Modification du contrat de travail. Aucune modification de son contrat de travail ou changement de ses conditions de travail ne peut être imposé à un salarié protégé. En cas de refus, l’employeur doit poursuivre le contrat de travail aux conditions antérieures ou engager la procédure de licenciement en saisissant l’autorité administrative d’une demande d’autorisation de licenciement.
Le refus du salarié ne saurait être sanctionné en dehors de cette procédure (Cass. soc. 17 décembre 2014 – pourvoi n°13-20703). En l’espèce, un salarié titulaire de divers mandats de représentation du personnel avait pris acte le 1er septembre 2009 de la rupture de son contrat de travail aux torts de l’employeur.
Devant les prud’hommes, il avait été débouté de ses demandes pour, notamment, obtenir l’annulation d’un avertissement qui lui avait été notifié le 24 août 2009 et que la prise d’acte produise les effets d’un licenciement nul.
Résiliation judiciaire. Le salarié protégé dont la demande de résiliation judiciaire est accueillie a droit, au titre de la violation de son statut protecteur, au paiement d’une indemnité égale à la rémunération qu’il aurait dû percevoir jusqu’à l’expiration de la période de protection en cours au jour de sa demande en résiliation (Cass. soc. 17 décembre 2014 – pourvoi n° s 13-19070, 13-19645).
Le 15 juillet 2010, un délégué du personnel saisit la juridiction prud’homale d’une demande d’annulation d’une mise à pied disciplinaire prononcée le 17 juin. Le 24 octobre, il forme une demande de résiliation judiciaire de son contrat de travail aux torts de l’employeur.
Les juges du fond prononcent la résiliation judiciaire du contrat de travail du salarié et condamnent l’entreprise au paiement de sommes à titre d’indemnité légale de licenciement, pour licenciement nul, pour violation du statut protecteur, d’indemnité compensatrice de préavis et compensatrice de congés payés sur préavis.
Autres décisions
Liberté d’expression. Le salarié qui adresse un courriel au seul président de la société actionnaire majoritaire de l’employeur pour exprimer son désaccord sur certaines orientations et des pratiques qu’il estime irrégulières, sans propos injurieux, diffamatoires ou excessifs, ne commet aucun abus dans sa liberté d’expression (Cass. soc. 17 décembre 2014 – pourvoi n°13-19659).
Le 21 juillet 2010, un chef du transit adresse un courriel au président de la société actionnaire majoritaire de l’employeur. Par lettre du 1er septembre 2010, la salariée est licenciée pour faute grave.
Pour la cour d’appel, le licenciement est dépourvu de cause réelle et sérieuse.
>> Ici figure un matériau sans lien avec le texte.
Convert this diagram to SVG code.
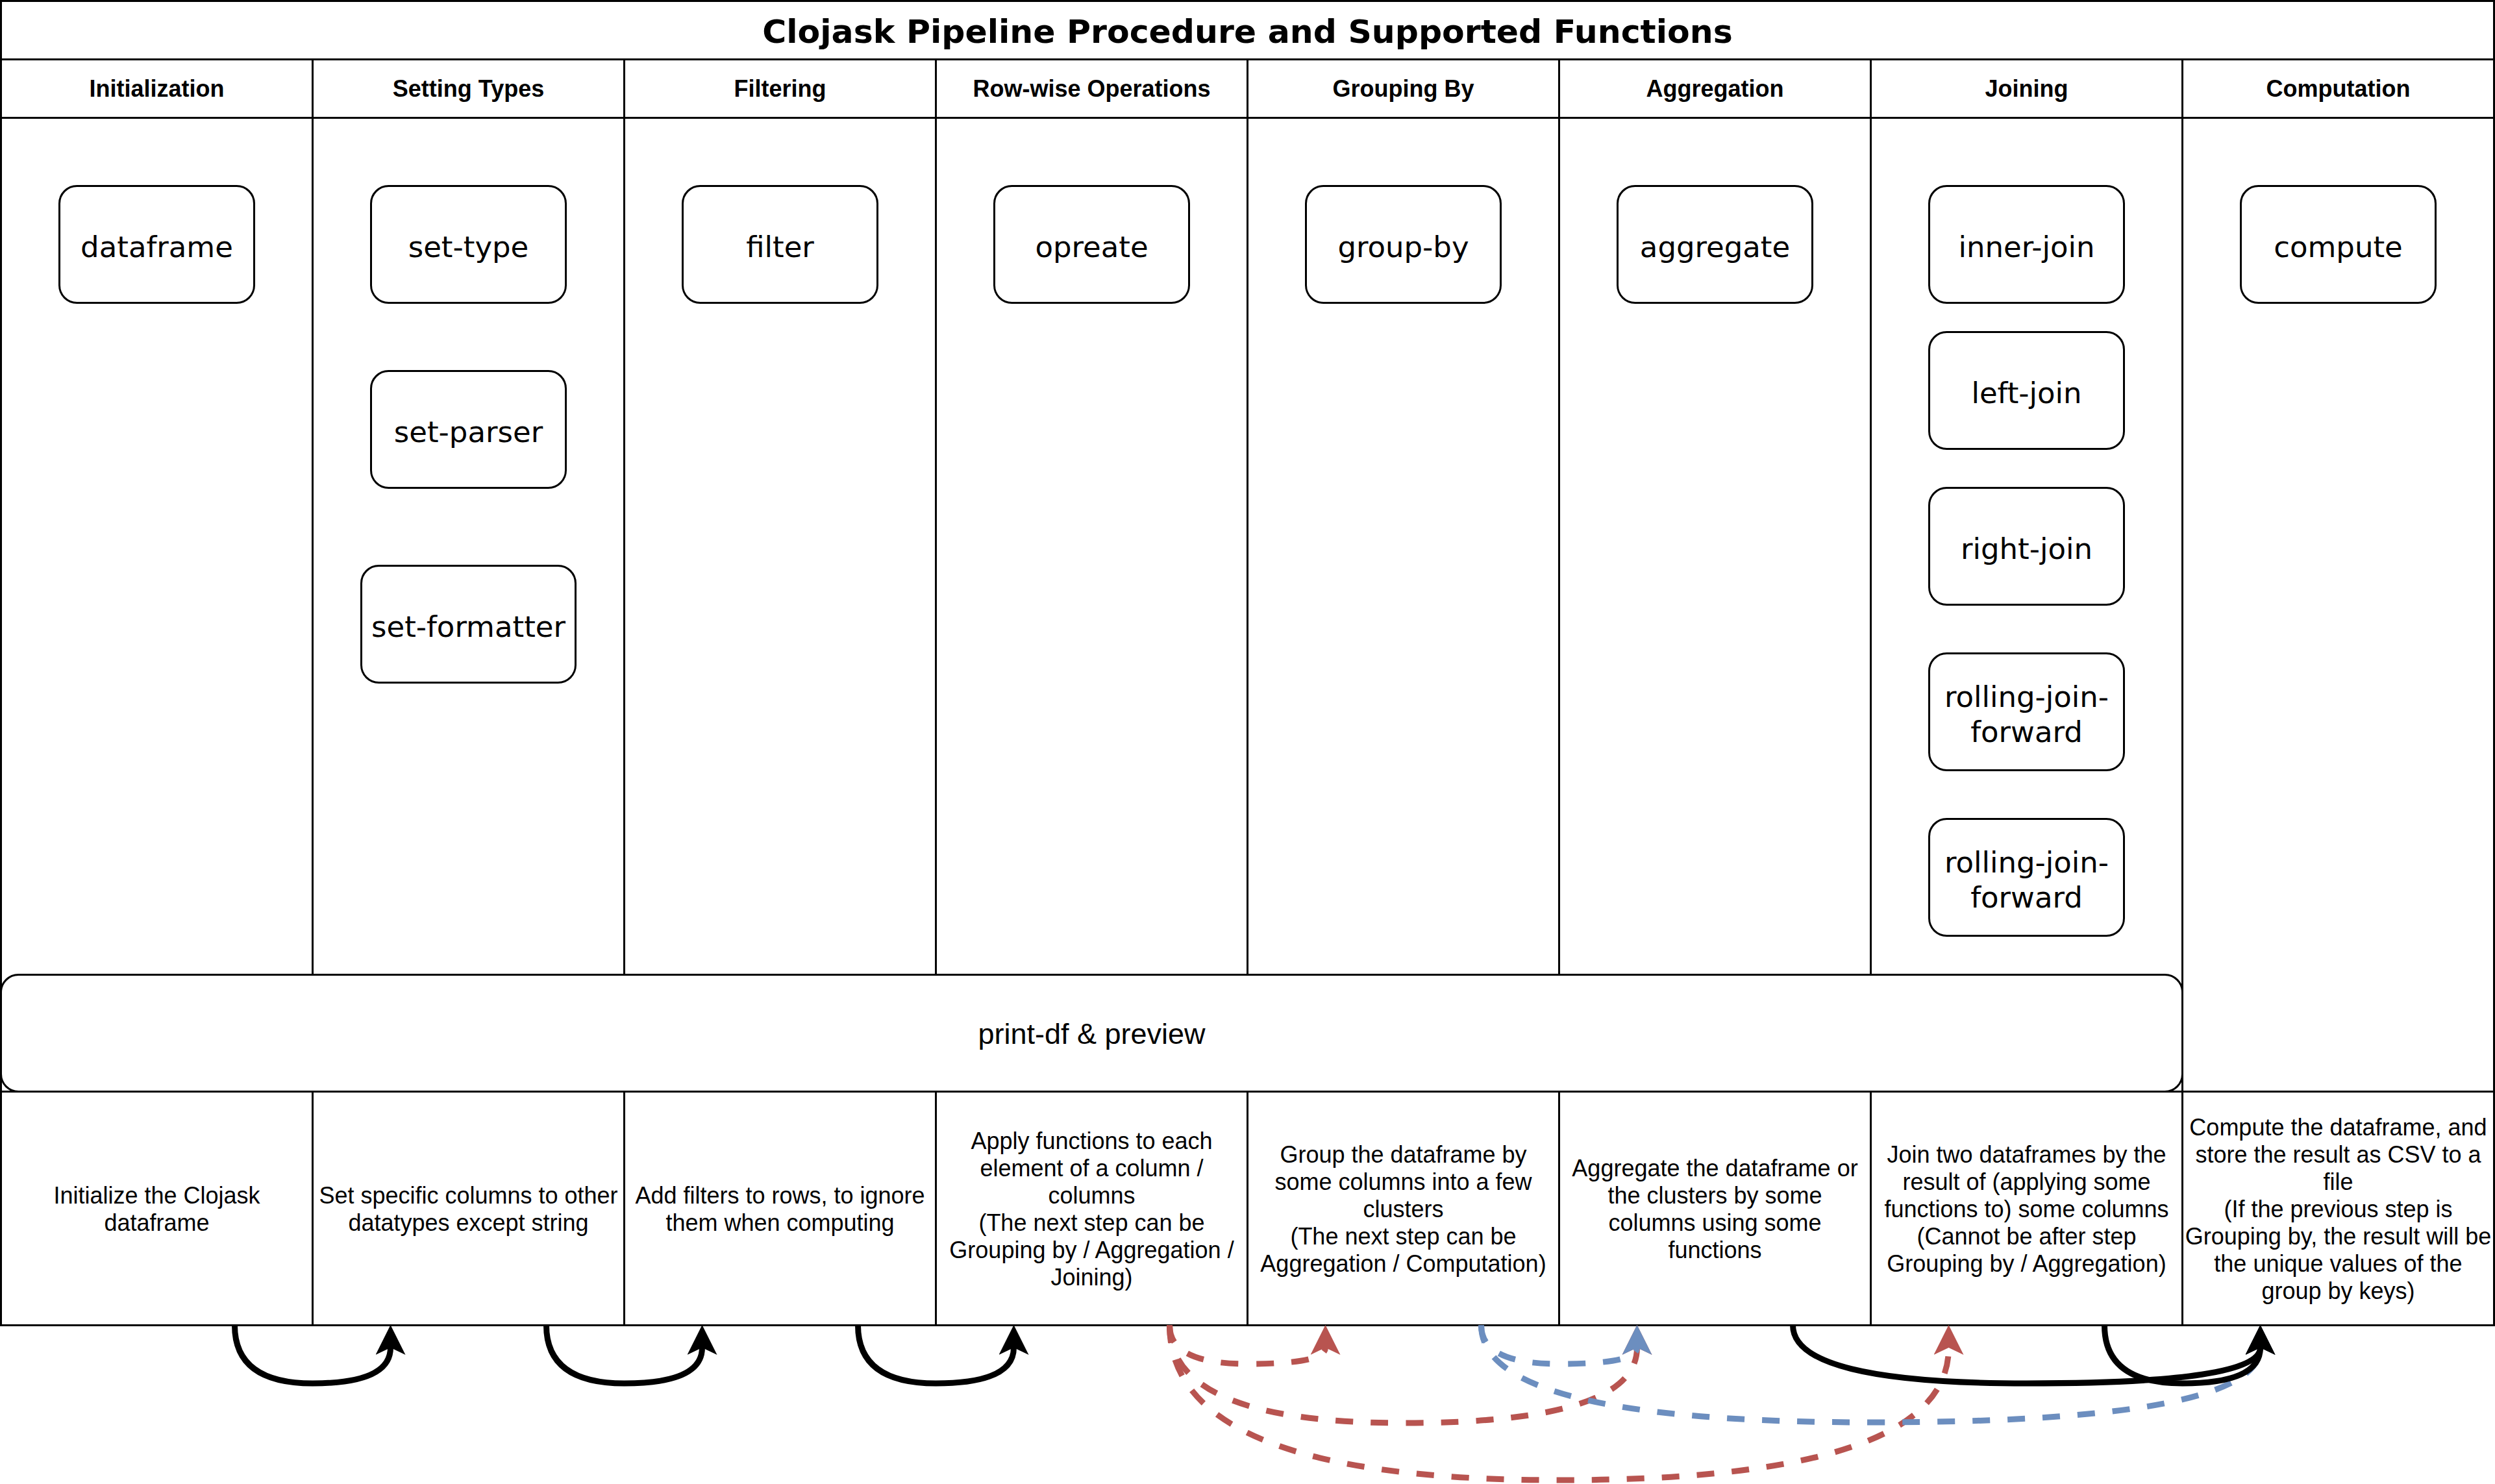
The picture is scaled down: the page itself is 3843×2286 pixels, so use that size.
<svg xmlns="http://www.w3.org/2000/svg" width="3843" height="2286" viewBox="0 0 3843 2286">
<style>
.cell{fill:#ffffff;stroke:#000000;stroke-width:3}
.node{fill:#ffffff;stroke:#000000;stroke-width:3}
.title{font-family:"DejaVu Sans",Verdana,sans-serif;font-weight:bold;font-size:50.5px;text-anchor:middle;fill:#000}
.hdr{font-family:"Liberation Sans",Arial,Helvetica,sans-serif;font-weight:bold;font-size:36px;text-anchor:middle;fill:#000}
.desc{font-family:"Liberation Sans",Arial,Helvetica,sans-serif;font-size:36px;text-anchor:middle;fill:#000}
.ntxt{font-family:"DejaVu Sans",Verdana,sans-serif;font-size:45px;text-anchor:middle;fill:#000}
.ptxt{font-family:"Liberation Sans",Arial,Helvetica,sans-serif;font-size:45px;text-anchor:middle;fill:#000}
.edge{fill:none;stroke-width:9}
.black{stroke:#000000;marker-end:url(#arrK)}
.red{stroke:#b85450;stroke-dasharray:27 27;marker-end:url(#arrR)}
.blue{stroke:#6c8ebf;stroke-dasharray:27 27;marker-end:url(#arrB)}
</style>
<defs>
<marker id="arrK" viewBox="0 0 46 46" markerUnits="userSpaceOnUse" markerWidth="46" markerHeight="46" refX="11" refY="23" orient="auto"><path d="M46,23 L0,0 L11,23 L0,46 Z" fill="#000000"/></marker>
<marker id="arrR" viewBox="0 0 46 46" markerUnits="userSpaceOnUse" markerWidth="46" markerHeight="46" refX="11" refY="23" orient="auto"><path d="M46,23 L0,0 L11,23 L0,46 Z" fill="#b85450"/></marker>
<marker id="arrB" viewBox="0 0 46 46" markerUnits="userSpaceOnUse" markerWidth="46" markerHeight="46" refX="11" refY="23" orient="auto"><path d="M46,23 L0,0 L11,23 L0,46 Z" fill="#6c8ebf"/></marker>
</defs>
<rect x="0" y="0" width="3843" height="2286" fill="#ffffff"/>

<g id="title">
<rect class="cell" x="1.5" y="1.5" width="3840" height="90"/>
<text class="title" x="1921.5" y="66">Clojask Pipeline Procedure and Supported Functions</text>
</g>

<g id="lane-initialization">
<rect class="cell" x="1.5" y="181.5" width="480" height="1500"/>
<rect class="cell" x="1.5" y="91.5" width="480" height="90"/>
<text class="hdr" x="241.5" y="149">Initialization</text>
</g>
<g id="lane-setting-types">
<rect class="cell" x="481.5" y="181.5" width="480" height="1500"/>
<rect class="cell" x="481.5" y="91.5" width="480" height="90"/>
<text class="hdr" x="721.5" y="149">Setting Types</text>
</g>
<g id="lane-filtering">
<rect class="cell" x="961.5" y="181.5" width="480" height="1500"/>
<rect class="cell" x="961.5" y="91.5" width="480" height="90"/>
<text class="hdr" x="1201.5" y="149">Filtering</text>
</g>
<g id="lane-row-wise">
<rect class="cell" x="1441.5" y="181.5" width="480" height="1500"/>
<rect class="cell" x="1441.5" y="91.5" width="480" height="90"/>
<text class="hdr" x="1681.5" y="149">Row-wise Operations</text>
</g>
<g id="lane-grouping">
<rect class="cell" x="1921.5" y="181.5" width="480" height="1500"/>
<rect class="cell" x="1921.5" y="91.5" width="480" height="90"/>
<text class="hdr" x="2161.5" y="149">Grouping By</text>
</g>
<g id="lane-aggregation">
<rect class="cell" x="2401.5" y="181.5" width="480" height="1500"/>
<rect class="cell" x="2401.5" y="91.5" width="480" height="90"/>
<text class="hdr" x="2641.5" y="149">Aggregation</text>
</g>
<g id="lane-joining">
<rect class="cell" x="2881.5" y="181.5" width="480" height="1500"/>
<rect class="cell" x="2881.5" y="91.5" width="480" height="90"/>
<text class="hdr" x="3121.5" y="149">Joining</text>
</g>
<g id="lane-computation">
<rect class="cell" x="3361.5" y="181.5" width="480" height="1500"/>
<rect class="cell" x="3361.5" y="91.5" width="480" height="90"/>
<text class="hdr" x="3601.5" y="149">Computation</text>
</g>

<g id="desc-initialization">
<rect class="cell" x="1.5" y="1681.5" width="480" height="360"/>
<text class="desc" x="241.5"><tspan x="241.5" y="1854">Initialize the Clojask</tspan><tspan x="241.5" y="1896">dataframe</tspan></text>
</g>
<g id="desc-setting-types">
<rect class="cell" x="481.5" y="1681.5" width="480" height="360"/>
<text class="desc" x="721.5"><tspan x="721.5" y="1854">Set specific columns to other</tspan><tspan x="721.5" y="1896">datatypes except string</tspan></text>
</g>
<g id="desc-filtering">
<rect class="cell" x="961.5" y="1681.5" width="480" height="360"/>
<text class="desc" x="1201.5"><tspan x="1201.5" y="1854">Add filters to rows, to ignore</tspan><tspan x="1201.5" y="1896">them when computing</tspan></text>
</g>
<g id="desc-row-wise">
<rect class="cell" x="1441.5" y="1681.5" width="480" height="360"/>
<text class="desc" x="1681.5"><tspan x="1681.5" y="1770">Apply functions to each</tspan><tspan x="1681.5" y="1812">element of a column /</tspan><tspan x="1681.5" y="1854">columns</tspan><tspan x="1681.5" y="1896">(The next step can be</tspan><tspan x="1681.5" y="1938">Grouping by / Aggregation /</tspan><tspan x="1681.5" y="1980">Joining)</tspan></text>
</g>
<g id="desc-grouping">
<rect class="cell" x="1921.5" y="1681.5" width="480" height="360"/>
<text class="desc" x="2161.5"><tspan x="2161.5" y="1791">Group the dataframe by</tspan><tspan x="2161.5" y="1833">some columns into a few</tspan><tspan x="2161.5" y="1875">clusters</tspan><tspan x="2161.5" y="1917">(The next step can be</tspan><tspan x="2161.5" y="1959">Aggregation / Computation)</tspan></text>
</g>
<g id="desc-aggregation">
<rect class="cell" x="2401.5" y="1681.5" width="480" height="360"/>
<text class="desc" x="2641.5"><tspan x="2641.5" y="1812">Aggregate the dataframe or</tspan><tspan x="2641.5" y="1854">the clusters by some</tspan><tspan x="2641.5" y="1896">columns using some</tspan><tspan x="2641.5" y="1938">functions</tspan></text>
</g>
<g id="desc-joining">
<rect class="cell" x="2881.5" y="1681.5" width="480" height="360"/>
<text class="desc" x="3121.5"><tspan x="3121.5" y="1791">Join two dataframes by the</tspan><tspan x="3121.5" y="1833">result of (applying some</tspan><tspan x="3121.5" y="1875">functions to) some columns</tspan><tspan x="3121.5" y="1917">(Cannot be after step</tspan><tspan x="3121.5" y="1959">Grouping by / Aggregation)</tspan></text>
</g>
<g id="desc-computation">
<rect class="cell" x="3361.5" y="1681.5" width="480" height="360"/>
<text class="desc" x="3601.5"><tspan x="3601.5" y="1749">Compute the dataframe, and</tspan><tspan x="3601.5" y="1791">store the result as CSV to a</tspan><tspan x="3601.5" y="1833">file</tspan><tspan x="3601.5" y="1875">(If the previous step is</tspan><tspan x="3601.5" y="1917">Grouping by, the result will be</tspan><tspan x="3601.5" y="1959">the unique values of the</tspan><tspan x="3601.5" y="2001">group by keys)</tspan></text>
</g>

<g id="print-df">
<rect class="node" x="1.5" y="1501.5" width="3360" height="180" rx="27" ry="27"/>
<text class="ptxt" x="1681.5" y="1608">print-df &amp; preview</text>
</g>

<g id="node-dataframe">
<rect class="node" x="91.5" y="286.5" width="300" height="180" rx="27" ry="27"/>
<text class="ntxt" x="241.5" y="396">dataframe</text>
</g>
<g id="node-set-type">
<rect class="node" x="571.5" y="286.5" width="300" height="180" rx="27" ry="27"/>
<text class="ntxt" x="721.5" y="396">set-type</text>
</g>
<g id="node-set-parser">
<rect class="node" x="571.5" y="571.5" width="300" height="180" rx="27" ry="27"/>
<text class="ntxt" x="721.5" y="681">set-parser</text>
</g>
<g id="node-set-formatter">
<rect class="node" x="556.5" y="871.5" width="330" height="180" rx="27" ry="27"/>
<text class="ntxt" x="721.5" y="981">set-formatter</text>
</g>
<g id="node-filter">
<rect class="node" x="1051.5" y="286.5" width="300" height="180" rx="27" ry="27"/>
<text class="ntxt" x="1201.5" y="396">filter</text>
</g>
<g id="node-opreate">
<rect class="node" x="1531.5" y="286.5" width="300" height="180" rx="27" ry="27"/>
<text class="ntxt" x="1681.5" y="396">opreate</text>
</g>
<g id="node-group-by">
<rect class="node" x="2011.5" y="286.5" width="300" height="180" rx="27" ry="27"/>
<text class="ntxt" x="2161.5" y="396">group-by</text>
</g>
<g id="node-aggregate">
<rect class="node" x="2491.5" y="286.5" width="300" height="180" rx="27" ry="27"/>
<text class="ntxt" x="2641.5" y="396">aggregate</text>
</g>
<g id="node-inner-join">
<rect class="node" x="2971.5" y="286.5" width="300" height="180" rx="27" ry="27"/>
<text class="ntxt" x="3121.5" y="396">inner-join</text>
</g>
<g id="node-left-join">
<rect class="node" x="2971.5" y="511.5" width="300" height="180" rx="27" ry="27"/>
<text class="ntxt" x="3121.5" y="621">left-join</text>
</g>
<g id="node-right-join">
<rect class="node" x="2971.5" y="751.5" width="300" height="180" rx="27" ry="27"/>
<text class="ntxt" x="3121.5" y="861">right-join</text>
</g>
<g id="node-rolling-join-forward-1">
<rect class="node" x="2971.5" y="1006.5" width="300" height="180" rx="27" ry="27"/>
<text class="ntxt" x="3121.5"><tspan x="3121.5" y="1089">rolling-join-</tspan><tspan x="3121.5" y="1143">forward</tspan></text>
</g>
<g id="node-rolling-join-forward-2">
<rect class="node" x="2971.5" y="1261.5" width="300" height="180" rx="27" ry="27"/>
<text class="ntxt" x="3121.5"><tspan x="3121.5" y="1344">rolling-join-</tspan><tspan x="3121.5" y="1398">forward</tspan></text>
</g>
<g id="node-compute">
<rect class="node" x="3451.5" y="286.5" width="300" height="180" rx="27" ry="27"/>
<text class="ntxt" x="3601.5" y="396">compute</text>
</g>

<g id="connectors">
<path class="edge black" d="M361.5,2041.5 Q361.5,2131 481.5,2131 Q601.5,2131 601.5,2076"/>
<path class="edge black" d="M841.5,2041.5 Q841.5,2131 961.5,2131 Q1081.5,2131 1081.5,2076"/>
<path class="edge black" d="M1321.5,2041.5 Q1321.5,2131 1441.5,2131 Q1561.5,2131 1561.5,2076"/>
<path class="edge red" d="M1801.5,2041.5 Q1801.5,2101 1921.5,2101 Q2041.5,2101 2041.5,2076"/>
<path class="edge red" d="M1801.5,2041.5 Q1801.5,2192 2161.5,2192 Q2521.5,2192 2521.5,2076"/>
<path class="edge red" d="M1801.5,2041.5 Q1801.5,2280 2401.5,2280 Q3001.5,2280 3001.5,2076"/>
<path class="edge blue" d="M2281.5,2041.5 Q2281.5,2101 2401.5,2101 Q2521.5,2101 2521.5,2076"/>
<path class="edge blue" d="M2281.5,2041.5 Q2281.5,2191 2881.5,2191 Q3481.5,2191 3481.5,2076"/>
<path class="edge black" d="M2761.5,2041.5 Q2761.5,2131 3121.5,2131 Q3481.5,2131 3481.5,2076"/>
<path class="edge black" d="M3241.5,2041.5 Q3241.5,2131 3361.5,2131 Q3481.5,2131 3481.5,2076"/>
</g>
</svg>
La chambre sociale de la Cour de cassation confirme : dès lors que le courriel consistait en un envoi isolé, adressé par la salariée au seul président de la société actionnaire majoritaire de l’employeur, sans aucune forme de publicité, et que les propos – qui ne faisaient qu’exprimer un désaccord sur certaines orientations et des pratiques qu’elle estimait irrégulières – n’étaient ni injurieux, ni diffamatoires ou excessifs, la salariée n’avait commis aucun abus dans sa liberté d’expression.